Фотохудожник закрыл рот и схватился за камеру с длинным объективом.
– Ложитесь на диван, на бочок, верхнюю ножку чуть приподнять. Послушно легла и приподняла, трусики сразу спустились, почти полностью открыв то, что было под ними. Знала это и спросила ехидно:
– Увидел, че хотел? Больше тебе ничё не надо?
Федя-Теодор молча снимал и снимал, потом произнёс негромко и чуть хрипло:
– Теперь на спинку, и ножки раскинуть.
– Уписаться с тобой можно, – повторила, легла на спину и ноги раскинула во весь диван, проявила творческую инициативу, сложила руки под головой и приподняла грудь.

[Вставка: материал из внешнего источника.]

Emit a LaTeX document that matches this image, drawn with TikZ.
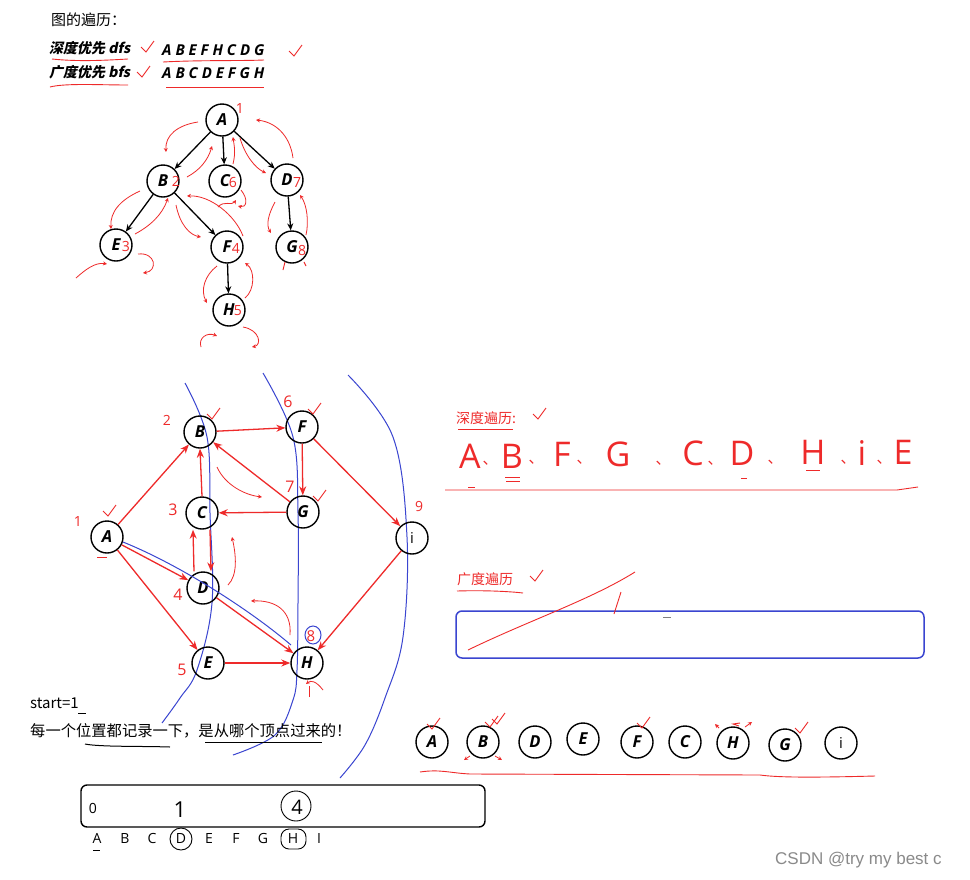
\documentclass[tikz,border=0pt]{standalone}
\usepackage{fontspec}
\setmainfont{Open Sans}
\newfontfamily\cjk{Noto Sans CJK SC}
\newfontfamily\cjki[FakeSlant=0.2]{Noto Sans CJK SC}
\newfontfamily\lat{Open Sans}
\newfontfamily\wm{Liberation Sans}
\usetikzlibrary{arrows.meta}
\definecolor{hred}{HTML}{EE2A2A}
\definecolor{hblue}{HTML}{3A45D0}
\definecolor{wmgray}{HTML}{8A8A8A}
\tikzset{
  gnode/.style={circle, draw=black, line width=1.4pt, minimum size=32pt, inner sep=0pt,
    font=\lat\bfseries\itshape\fontsize{16.5}{16.5}\selectfont},
  tarrow/.style={-{Stealth[length=7pt,width=6pt]}, line width=1.3pt, black},
  rarrow/.style={-{Stealth[length=9pt,width=7pt]}, line width=1.3pt, hred},
  rsq/.style={hred, line width=0.8pt, -{Stealth[length=4pt,width=4pt]}},
  rline/.style={hred, line width=0.9pt},
  bline/.style={hblue, line width=1pt},
  rnum/.style={text=hred, inner sep=0pt, font=\lat\fontsize{14}{14}\selectfont},
  hand/.style={text=hred, inner sep=0pt, font=\lat\fontsize{34}{34}\selectfont},
  handsep/.style={text=hred, inner sep=0pt, font=\cjk\fontsize{15}{15}\selectfont},
  chk/.pic={\draw[hred,line width=0.9pt] (-5,-1) -- (0,4) -- (8,-7);},
  lbl/.style={inner sep=0pt, font=\lat\fontsize{14}{14}\selectfont}
}
\begin{document}
\begin{tikzpicture}[x=1pt,y=-1pt]
\useasboundingbox (0,0) rectangle (970,879);
\fill[white] (0,0) rectangle (970,879);

% ---------- header ----------
\node[anchor=west, inner sep=0pt, font=\cjk\fontsize{15}{15}\selectfont] (title) at (51,20) {图的遍历：};
\node[anchor=west, inner sep=0pt, font=\cjki\bfseries\fontsize{14}{14}\selectfont] (dfs) at (49,48) {深度优先 dfs};
\node[anchor=west, inner sep=0pt, font=\lat\bfseries\itshape\fontsize{15}{15}\selectfont] (dfsseq) at (162,50) {A B E F H C D G};
\node[anchor=west, inner sep=0pt, font=\cjki\bfseries\fontsize{14}{14}\selectfont] (bfs) at (49,72) {广度优先 bfs};
\node[anchor=west, inner sep=0pt, font=\lat\bfseries\itshape\fontsize{15}{15}\selectfont] (bfsseq) at (162,73) {A B C D E F G H};
\pic at (146,48) {chk};
\pic at (294,52) {chk};
\pic at (142,73) {chk};
\draw[rline] (52,59) .. controls (80,62) and (110,60) .. (128,59);
\draw[rline] (163,62) .. controls (200,60) and (240,61) .. (264,60);
\draw[rline] (50,87) .. controls (65,83) and (100,85) .. (128,85);
\draw[rline] (166,87) -- (264,87);

% ---------- tree ----------
\node[gnode] (tA) at (222,120) {A};
\node[gnode] (tB) at (163,181) {B\hspace{7pt}};
\node[gnode] (tC) at (225,181) {C\hspace{7pt}};
\node[gnode] (tD) at (287,180) {D\hspace{7pt}};
\node[gnode] (tE) at (116,245) {E\hspace{7pt}};
\node[gnode] (tF) at (227,247) {F\hspace{7pt}};
\node[gnode] (tG) at (292,247) {G\hspace{8pt}};
\node[gnode] (tH) at (229,310) {H\hspace{7pt}};
\draw[tarrow] (tA) -- (tB);
\draw[tarrow] (tA) -- (tC);
\draw[tarrow] (tA) -- (tD);
\draw[tarrow] (tB) -- (tE);
\draw[tarrow] (tB) -- (tF);
\draw[tarrow] (tD) -- (tG);
\draw[tarrow] (tF) -- (tH);
\node[rnum] at (240,108) {1};
\node[rnum] at (176,181) {2};
\node[rnum] at (233,182) {6};
\node[rnum] at (297,182) {7};
\node[rnum] at (126,246) {3};
\node[rnum] at (236,248) {4};
\node[rnum] at (302,250) {8};
\node[rnum] at (238,311) {5};
% traversal squiggles
\draw[rsq] (198,122) .. controls (178,125) and (165,135) .. (166,152);
\draw[rsq] (187,177) .. controls (200,170) and (208,160) .. (212,146);
\draw[rsq] (233,164) .. controls (236,152) and (234,145) .. (233,137);
\draw[rsq] (240,138) .. controls (245,155) and (255,168) .. (266,173);
\draw[rsq] (293,158) .. controls (290,135) and (275,122) .. (256,120);
\draw[rsq] (140,191) .. controls (120,200) and (110,212) .. (111,229);
\draw[rsq] (135,234) .. controls (150,226) and (162,215) .. (168,198);
\draw[rsq] (176,205) .. controls (180,225) and (190,235) .. (201,237);
\draw[rsq] (243,236) .. controls (235,215) and (210,195) .. (187,196);
\draw[rsq] (217,266) .. controls (205,275) and (200,290) .. (207,303);
\draw[rsq] (245,298) .. controls (255,290) and (255,270) .. (245,263);
\draw[rsq] (275,202) .. controls (268,215) and (266,225) .. (271,233);
\draw[rsq] (306,235) .. controls (309,222) and (307,205) .. (300,195);
\draw[rsq] (76,278) .. controls (85,270) and (95,262) .. (107,264);
\draw[rsq] (138,254) .. controls (156,252) and (158,271) .. (143,273);
\draw[rsq] (201,347) .. controls (198,338) and (207,332) .. (217,336);
\draw[rsq] (243,327) .. controls (260,330) and (262,345) .. (252,347);
\draw[rsq] (218,207) .. controls (224,200) and (232,206) .. (236,200);
\draw[rsq] (241,190) .. controls (249,200) and (246,208) .. (238,206);
\draw[rline] (285,262) -- (283,270);
\draw[rline] (304,262) -- (306,266);

% ---------- graph 2 ----------
\draw[bline] plot[smooth, tension=0.6] coordinates {(185,383) (207,437) (210,513) (212,603) (197,670) (180,698) (162,723)};
\draw[bline] plot[smooth, tension=0.6] coordinates {(263,373) (293,437) (298,513) (298,603) (297,670) (293,700) (275,735) (233,755)};
\draw[bline] plot[smooth, tension=0.6] coordinates {(348,375) (393,437) (407,537) (403,637) (385,698) (365,745) (340,778)};

\node[gnode] (gB) at (200,432) {B};
\node[gnode] (gF) at (302,427) {F};
\node[gnode] (gC) at (202,513) {C};
\node[gnode] (gG) at (303,512) {G};
\node[gnode] (gA) at (107,537) {A};
\node[gnode, font=\lat\fontsize{15}{15}\selectfont] (gI) at (412,538) {i};
\node[gnode] (gD) at (203,588) {D};
\node[gnode] (gE) at (208,663) {E};
\node[gnode] (gH) at (307,663) {H};

\draw[rarrow] (gA) -- (gB);
\draw[rarrow] (gC.north) -- (gB.south);
\draw[rarrow] (gG) -- (gB);
\draw[rarrow] (gB) -- (gF);
\draw[rarrow] (gF) -- (gG);
\draw[rarrow] (gF) -- (gI);
\draw[rarrow] (gG) -- (gC);
\draw[rarrow] ([xshift=-9pt]gD.north) -- ([xshift=-9pt]gC.south);
\draw[rarrow] ([xshift=8pt]gC.south) -- ([xshift=8pt]gD.north);
\draw[rarrow] (gA) -- (gD);
\draw[rarrow] (gA) -- (gE);
\draw[rarrow] (gD) -- (gH);
\draw[rarrow] (gE) -- (gH);
\draw[rarrow] (gI) -- (gH);
\draw[bline] (123,542) .. controls (180,565) and (250,610) .. (291,645);
\draw[bline] (313,635) ellipse [x radius=8, y radius=9];

\node[rnum] at (78,521) {1};
\node[rnum] at (167,420) {2};
\node[rnum, font=\lat\fontsize{16}{16}\selectfont] at (173,510) {3};
\node[rnum, font=\lat\fontsize{16}{16}\selectfont] at (178,595) {4};
\node[rnum, font=\lat\fontsize{16}{16}\selectfont] at (182,670) {5};
\node[rnum, font=\lat\fontsize{16}{16}\selectfont] at (288,402) {6};
\node[rnum, font=\lat\fontsize{16}{16}\selectfont] at (290,487) {7};
\node[rnum, font=\lat\fontsize{15}{15}\selectfont] at (311,636) {8};
\node[rnum, font=\lat\fontsize{14}{14}\selectfont] at (419,506) {9};
\pic at (108,512) {chk};
\pic at (212,415) {chk};
\pic at (313,410) {chk};
\pic at (318,497) {chk};
\draw[rline] (97,557) -- (107,557);
\draw[rsq] (217,467) .. controls (225,485) and (245,495) .. (262,497);
\draw[rsq] (228,585) .. controls (238,575) and (236,555) .. (232,537);
\draw[rsq] (290,635) .. controls (292,610) and (275,600) .. (251,601);
\draw[rsq] (323,690) .. controls (316,681) and (311,680) .. (306,684);
\draw[rline] (309,697) -- (309,686);

% ---------- right side ----------
\node[anchor=west, inner sep=0pt, text=hred, font=\cjk\fontsize{14}{14}\selectfont] (dfst) at (456,418) {深度遍历:};
\pic at (538,415) {chk};
\draw[rline] (458,429) -- (513,429);
\node[hand] (s1) at (470,456) {A};
\node[handsep] at (490,463) {、};
\node[hand] (s2) at (512,456) {B};
\node[handsep] at (536,462) {、};
\node[hand] (s3) at (562,454) {F};
\node[handsep] at (584,462) {、};
\node[hand] (s4) at (618,454) {G};
\node[handsep] at (663,463) {、};
\node[hand] (s5) at (693,453) {C};
\node[handsep] at (715,463) {、};
\node[hand] (s6) at (742,453) {D};
\node[handsep] at (775,462) {、};
\node[hand] (s7) at (813,452) {H};
\node[handsep] at (848,462) {、};
\node[hand] (s8) at (862,453) {i};
\node[handsep] at (884,462) {、};
\node[hand] (s9) at (903,452) {E};
\draw[rline] (468,487) -- (475,487);
\draw[rline] (505,477) -- (520,477);
\draw[rline] (506,481) -- (520,481);
\draw[rline] (741,478) -- (747,478);
\draw[rline] (806,470) -- (820,470);
\draw[rline] (445,490) -- (897,490) -- (918,487);

\node[anchor=west, inner sep=0pt, text=hred, font=\cjk\fontsize{14}{14}\selectfont] (bfst) at (457,579) {广度遍历};
\pic at (535,577) {chk};
\draw[rline] (457,591) .. controls (490,590) and (515,592) .. (523,593);
\node[draw=hblue, line width=1.5pt, rounded corners=6pt, minimum width=468pt, minimum height=47pt, inner sep=0pt] (bfsbox) at (690,634.5) {};
\draw[rline] (468,650) .. controls (530,620) and (590,600) .. (635,572);
\draw[rline] (621,592) -- (614,614);
\draw[gray, line width=1pt] (663,617) -- (671,617);

% ---------- bottom left ----------
\node[anchor=west, inner sep=0pt, font=\cjk\fontsize{15}{15}\selectfont] (start) at (30,703) {start=1};
\draw[line width=0.9pt] (78,713) -- (86,713);
\node[anchor=west, inner sep=0pt, font=\cjk\fontsize{15.3}{15.3}\selectfont] (note) at (30,731) {每一个位置都记录一下，是从哪个顶点过来的！};
\draw[line width=1pt] (85,744) .. controls (100,747) and (140,746) .. (170,747);
\draw[line width=1pt] (205,742) -- (322,742);

\node[draw, line width=1.4pt, rounded corners=6pt, minimum width=404pt, minimum height=42pt, inner sep=0pt] (arr) at (283,806) {};
\node[lbl] (v0) at (93,808) {0};
\node[inner sep=0pt, font=\lat\fontsize{22}{22}\selectfont] (v1) at (180,810) {1};
\node[inner sep=0pt, font=\lat\fontsize{20}{20}\selectfont] (v4) at (297,807) {4};
\draw[line width=0.9pt] (296,806) ellipse [x radius=15, y radius=15];
\node[lbl] (lA) at (97,838) {A};
\node[lbl] (lB) at (125,838) {B};
\node[lbl] (lC) at (152,838) {C};
\node[lbl] (lD) at (181,838) {D};
\node[lbl] (lE) at (209,838) {E};
\node[lbl] (lF) at (236,838) {F};
\node[lbl] (lG) at (263,838) {G};
\node[lbl] (lH) at (293,838) {H};
\node[lbl] (lI) at (319,838) {I};
\draw[line width=0.9pt] (93,850) -- (100,850);
\draw[line width=0.9pt] (181,839) circle [radius=11];
\draw[line width=0.9pt, rounded corners=8pt] (281,829) rectangle (306,849);

% ---------- bottom row of circles ----------
\node[gnode] (rA) at (432,742) {A};
\node[gnode] (rB) at (483,742) {B};
\node[gnode] (rD) at (535,742) {D};
\node[gnode] (rE) at (583,739) {E};
\node[gnode] (rF) at (637,742) {F};
\node[gnode] (rC) at (685,742) {C};
\node[gnode] (rH) at (733,743) {H};
\node[gnode] (rG) at (785,745) {G};
\node[gnode, font=\lat\fontsize{15}{15}\selectfont] (rI) at (841,743) {i};
\pic at (432,725) {chk};
\pic at (490,723) {chk};
\pic at (497,720) {chk};
\pic at (642,724) {chk};
\pic at (800,729) {chk};
\draw[rline] (739,726) -- (733,724) -- (740,723);
\draw[rsq] (745,727) -- (752,722);
\draw[rsq] (719,728) -- (715,724);
\draw[rsq] (470,756) -- (464,760);
\draw[rsq] (495,756) -- (502,760);
\draw[rline] (420,772) .. controls (440,769) and (450,773) .. (470,774) -- (760,775) .. controls (775,777) and (800,778) .. (875,776);

% ---------- watermark ----------
\node[anchor=west, inner sep=0pt, text=wmgray, font=\wm\fontsize{17}{17}\selectfont] (wm) at (775,860) {CSDN @try my best c};
\end{tikzpicture}
\end{document}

Вид лежащей перед ним почти голой девушки подействовал как удар кнута – фотограф мгновенно почувствовал сильнейшее сексуальное возбуждение и оно сразу же, словно по невидимым волнам, передалось и Клео, голова у нее закружилась. Глядела на большие, сильные руки и думала, что не только они у парня такие…
Как говорилось в прежние чудесные и неповторимые времена, Клео лишилась невинности ещё в школе, во время похода туристом по лесным просторам. Рюкзак за плечами, костёр, тушёнка на сковородке и, конечно, бутылки со слабо- и крепкоалкагольными напитками, иначе просто не бывает и быть не может никогда. Её партнёр оказался робким и неумелым и от первого секса она не получила никакого удовольствия. К тому же положил её прямо на сухие колючие сосновые шишки и спина вся была в маленьких ранках и долго болела.
Сексом Клео продолжала заниматься во время пребывания в медицинском училище и даже когда служила в конторе, но большой радости от него не имела, что было, конечно, странно…
Федя-Теодор на минутку оторвался от камеры.
– Ах, какая фотогеничная внешность! Какая божественная фигура! Снимал бы целый день! Я просто влюбился!